WHAT THE TASK ASKS → From the first line of the data below through the line bearing "min_pct = [42, 49, 9]", reproduce each line exactly; do not include pictures.

DATASET SECTION →
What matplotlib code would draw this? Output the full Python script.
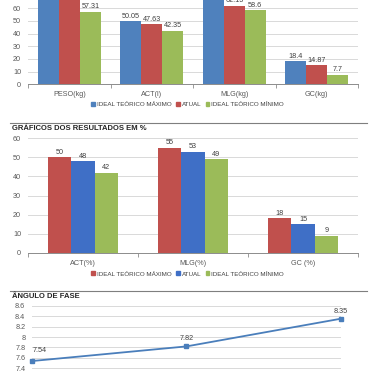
import matplotlib
matplotlib.use("Agg")
import matplotlib.pyplot as plt
import numpy as np
from matplotlib.patches import Patch
from matplotlib.lines import Line2D

plt.rcParams["font.family"] = ["Liberation Sans", "DejaVu Sans"]

# chart 1 - results in kg (top part of the chart is cut off in the source)
cats_kg = ["PESO(kg)", "ACT(l)", "MLG(kg)", "GC(kg)"]
max_kg = [76.5, 50.05, 68.45, 18.4]
atual_kg = [77.02, 47.63, 62.15, 14.87]
min_kg = [57.31, 42.35, 58.6, 7.7]

# chart 2 - results in %
cats_pct = ["ACT(%)", "MLG(%)", "GC (%)"]
max_pct = [50, 55, 18]
atual_pct = [48, 53, 15]
min_pct = [42, 49, 9]

# chart 3 - phase angle
fase = [7.54, 7.82, 8.35]

leg_names = ["IDEAL TEÓRICO MÁXIMO", "ATUAL", "IDEAL TEÓRICO MÍNIMO"]

BLUE = "#4F81BD"
BLUE2 = "#3F6FC6"
RED = "#C0504D"
GREEN = "#9BBB59"
GRID = "#D9D9D9"
AXC = "#8C8C8C"
TXT = "#595959"
LBL = "#404040"
FS = 5.2
FSL = 4.5

W = 375.0
def box(x0, x1, y_top, y_bot):
    # pixel box -> figure fraction
    return [x0 / W, 1 - y_bot / W, (x1 - x0) / W, (y_bot - y_top) / W]

fig = plt.figure(figsize=(3.75, 3.75), dpi=100)


def bar_chart(ax, cats, series, colors, ymax, ytop, step, bw, label_max):
    x = np.arange(len(cats))
    n = len(series)
    for i, (vals, c) in enumerate(zip(series, colors)):
        xs = x + (i - (n - 1) / 2) * bw
        ax.bar(xs, vals, bw, color=c, zorder=3)
        for xx, v in zip(xs, vals):
            if v > label_max:
                continue  # label falls outside the cropped page
            ax.text(xx, v + ymax * 0.012, f"{v:g}", ha="center", va="bottom",
                    fontsize=FS, color=LBL, zorder=4)
    ax.set_xlim(-0.5, len(cats) - 0.5)
    ax.set_ylim(0, ymax)
    yt = np.arange(0, ytop + 0.1, step)
    ax.set_yticks(yt)
    ax.set_yticklabels([f"{v:g}" for v in yt])
    ax.yaxis.grid(True, color=GRID, lw=0.7, zorder=0)
    ax.set_xticks(x)
    ax.set_xticklabels(cats)
    ax.set_xticks(np.arange(-0.5, len(cats)), minor=True)
    ax.tick_params(axis="x", which="major", length=0, labelsize=FS, colors=TXT, pad=5)
    ax.tick_params(axis="x", which="minor", length=3, color=AXC)
    ax.tick_params(axis="y", length=0, labelsize=FS, colors=TXT, pad=5)
    for s in ["top", "right", "left"]:
        ax.spines[s].set_visible(False)
    ax.spines["bottom"].set_color(AXC)
    ax.spines["bottom"].set_linewidth(0.7)
    ax.set_facecolor("none")


# chart 1: value 0 at y=84.3px, 1.267 px per unit, axis max 80 (page cut above ~66)
ax1 = fig.add_axes(box(28, 358, 84.3 - 80 * 1.267, 84.3))
bar_chart(ax1, cats_kg, [max_kg, atual_kg, min_kg], [BLUE, RED, GREEN], 80, 60, 10, 0.255, 64)
h1 = [Patch(color=c) for c in [BLUE, RED, GREEN]]
fig.legend(h1, leg_names, loc="center", bbox_to_anchor=(187.5 / W, 1 - 104.5 / W),
           ncol=3, frameon=False, fontsize=FSL, handlelength=0.6, handleheight=0.6,
           handletextpad=0.3, columnspacing=0.7, labelcolor=LBL)

# separator + title chart 2
fig.add_artist(Line2D([10 / W, 367 / W], [1 - 123 / W] * 2, color="#7F7F7F", lw=0.8))
fig.text(12 / W, 1 - 128.5 / W, "GRÁFICOS DOS RESULTADOS EM %", fontsize=5.5,
         fontweight="bold", color="#262626", va="center", ha="left")

# chart 2
ax2 = fig.add_axes(box(28, 358, 138.3, 252.7))
bar_chart(ax2, cats_pct, [max_pct, atual_pct, min_pct], [RED, BLUE2, GREEN], 60, 60, 10, 0.212, 60)
h2 = [Patch(color=c) for c in [RED, BLUE2, GREEN]]
fig.legend(h2, leg_names, loc="center", bbox_to_anchor=(187.5 / W, 1 - 274 / W),
           ncol=3, frameon=False, fontsize=FSL, handlelength=0.6, handleheight=0.6,
           handletextpad=0.3, columnspacing=0.7, labelcolor=LBL)

# separator + title chart 3
fig.add_artist(Line2D([10 / W, 367 / W], [1 - 291 / W] * 2, color="#7F7F7F", lw=0.8))
fig.text(12 / W, 1 - 296 / W, "ÂNGULO DE FASE", fontsize=5.5,
         fontweight="bold", color="#262626", va="center", ha="left")

# chart 3: 7.4 at 368.3px, 8.6 at 305.7px
ppu = (368.3 - 305.7) / 1.2
ax3 = fig.add_axes(box(32.3, 340.7, 305.7, 368.3 + 0.2 * ppu))
xs = np.arange(len(fase))
ax3.plot(xs, fase, color="#4A7EBB", lw=1.3, marker="s", ms=2.6, zorder=3, clip_on=False)
for i, v in enumerate(fase):
    if i == 0:
        ax3.annotate(f"{v:g}", (i, v), xytext=(0, 5), textcoords="offset points",
                     ha="left", va="bottom", fontsize=FS, color=LBL)
    else:
        ax3.annotate(f"{v:g}", (i, v), xytext=(0, 3), textcoords="offset points",
                     ha="center", va="bottom", fontsize=FS, color=LBL)
ax3.set_xlim(0, 2)
ax3.set_ylim(7.2, 8.6)
yt = [7.4, 7.6, 7.8, 8.0, 8.2, 8.4, 8.6]
ax3.set_yticks(yt)
ax3.set_yticklabels([f"{v:g}" for v in yt])
ax3.yaxis.grid(True, color=GRID, lw=0.7, zorder=0)
ax3.set_xticks([])
ax3.tick_params(axis="y", length=0, labelsize=FS, colors=TXT, pad=5)
for s in ax3.spines.values():
    s.set_visible(False)
ax3.set_facecolor("none")

fig.savefig("out.png", dpi=100)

RESULT BELOW →
What matplotlib code would draw this? Output the full Python script.
import matplotlib
matplotlib.use("Agg")
import matplotlib.pyplot as plt
import numpy as np
from matplotlib.patches import Patch
from matplotlib.lines import Line2D

plt.rcParams["font.family"] = ["Liberation Sans", "DejaVu Sans"]

# chart 1 - results in kg (top part of the chart is cut off in the source)
cats_kg = ["PESO(kg)", "ACT(l)", "MLG(kg)", "GC(kg)"]
max_kg = [76.5, 50.05, 68.45, 18.4]
atual_kg = [77.02, 47.63, 62.15, 14.87]
min_kg = [57.31, 42.35, 58.6, 7.7]

# chart 2 - results in %
cats_pct = ["ACT(%)", "MLG(%)", "GC (%)"]
max_pct = [50, 55, 18]
atual_pct = [48, 53, 15]
min_pct = [42, 49, 9]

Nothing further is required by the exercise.